The repo ships a bimanual demo at examples/retargeting/python/sharpa_hand_retargeter_demo.py:

# Synthetic curl animation (no headset, no GUI required):
$ python examples/retargeting/python/sharpa_hand_retargeter_demo.py --synthetic

# Live bimanual from a connected Quest headset:
$ python examples/retargeting/python/sharpa_hand_retargeter_demo.py

# Custom MJCFs (e.g. the mesh-bearing variants):
$ python examples/retargeting/python/sharpa_hand_retargeter_demo.py \
    --left-mjcf  /path/to/left_sharpawave.xml \
    --right-mjcf /path/to/right_sharpawave.xml

The synthetic mode is the smoke test: if it animates a curl trajectory and prints non-zero finger qpos each frame, the install is good.

Validate#

Two checks; either by itself is sufficient.

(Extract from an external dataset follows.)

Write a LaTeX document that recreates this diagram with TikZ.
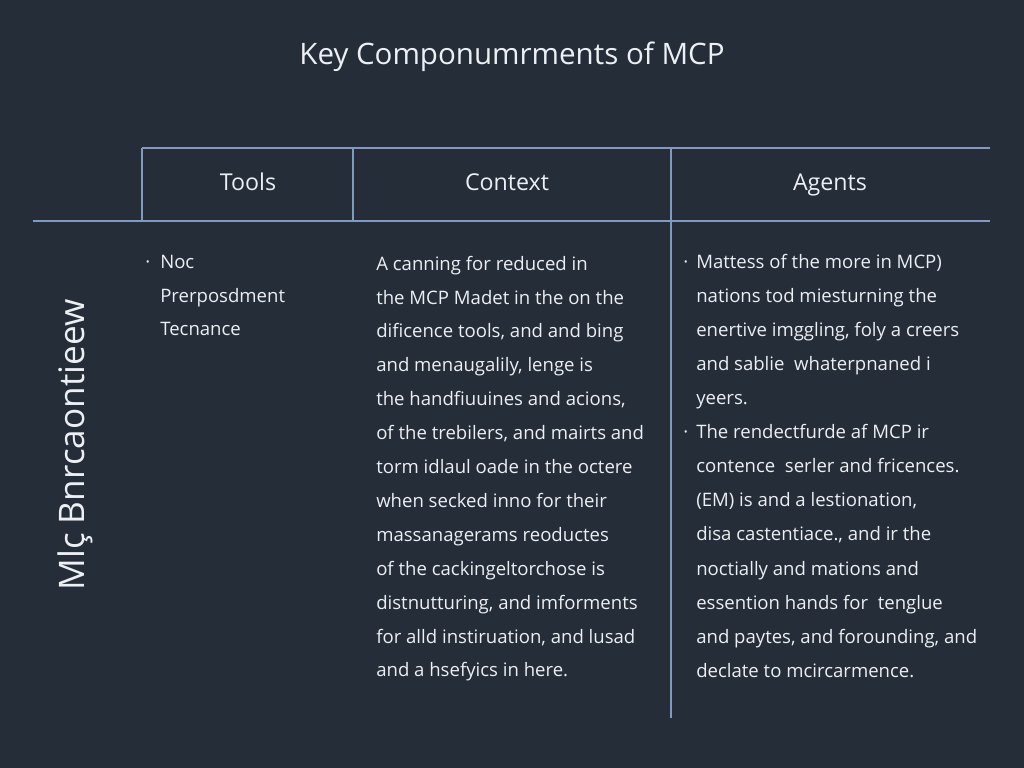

End-to-end pytest – exercises the full Pinocchio + Pink IK pipeline through the Teleop wrapper (init, warm-start persistence, open vs. curled hand, absent-hand zeros, etc.):

$ ctest --test-dir build -R retargeting_test_sharpa_hand_retargeter --output-on-failure
...
100% tests passed, 0 tests failed out of 1

The Test command line printed by ctest -V should include --extra grounding. If it doesn’t, the wheel build skipped bundling – re-check that cmake -B build was invoked with -DBUNDLE_ROBOTIC_GROUNDING=TRUE after running setup_v2d_src.sh.

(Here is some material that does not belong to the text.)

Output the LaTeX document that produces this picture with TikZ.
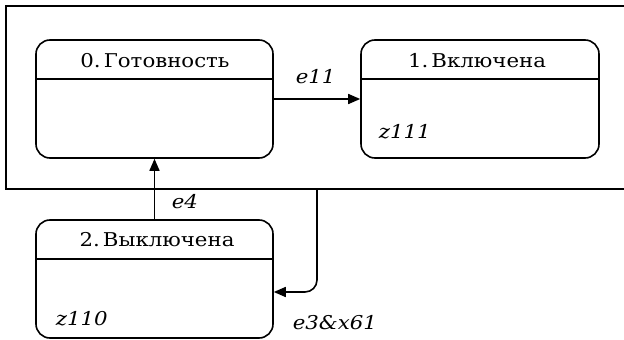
\documentclass[tikz,border=0pt]{standalone}
\usepackage{fontspec}
\setmainfont{DejaVu Serif}[FakeStretch=1.12]
\usetikzlibrary{arrows.meta}
\begin{document}
\begin{tikzpicture}[x=1pt,y=-1pt,line width=1.6pt,
  state/.style={draw,rounded corners=14pt,minimum width=237pt,minimum height=118pt,inner sep=0pt},
  ttl/.style={anchor=base,font=\fontsize{19}{22}\selectfont,inner sep=0pt},
  lbl/.style={anchor=base west,font=\fontsize{19}{22}\selectfont\itshape,inner sep=0pt},
  arr/.style={-{Triangle[length=12pt,width=10pt]}}]
\clip (0,0) rectangle (624,340);
\useasboundingbox (0,0) rectangle (624,340);
\draw (6,6) rectangle (640,189);
\node[state] (s0) at (154.5,99) {};
\node[state,minimum width=238pt] (s1) at (480,99) {};
\node[state] (s2) at (154.5,279) {};
\draw (s0.west |- 0,79) -- (s0.east |- 0,79);
\draw (s1.west |- 0,79) -- (s1.east |- 0,79);
\draw (s2.west |- 0,259) -- (s2.east |- 0,259);
\node[ttl] (t0) at (155,67) {0.\,Готовность};
\node[ttl] (t1) at (477,67) {1.\,Включена};
\node[ttl] (t2) at (157,246) {2.\,Выключена};
\node[lbl] (z1) at (378,138) {z111};
\node[lbl] (z2) at (55,325) {z110};
\draw[arr] (s0.east) -- (s1.west);
\node[lbl] (l11) at (295,83) {e11};
\draw[arr] (s2.north) -- (s0.south);
\node[lbl] (l4) at (171,208) {e4};
\coordinate (c) at (317,189);
\draw[arr,rounded corners=12pt] (c) |- ([yshift=-13pt]s2.east);
\node[lbl] (l3) at (292,329) {e3\&x61};
\end{tikzpicture}
\end{document}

Full retargeting suite – regression coverage in case the wrapper introduced a typing or import regression elsewhere:

$ ctest --test-dir build -R '^retargeting_' --output-on-failure
...
100% tests passed, 0 tests failed out of 16

CI#

The workflow at .github/workflows/build-ubuntu.yml runs the same flow via the setup-v2d-src composite action, gated on the V2D_RETARGETER_TOKEN repo secret (a PAT scoped read-only to jiwenc-nv/v2d). The action sets -DBUNDLE_ROBOTIC_GROUNDING from its own bundled output; on forks without the secret the action no-ops and the flag is false.

Public artifact safety: a Release-only step strips robotic_grounding/ out of every wheel before actions/upload-artifact runs, so V2D source never reaches the public artifact channel.

Bumping the bundled robotic_grounding#

Edit the SHA in deps/v2d/version.txt and rerun scripts/setup_v2d_src.sh.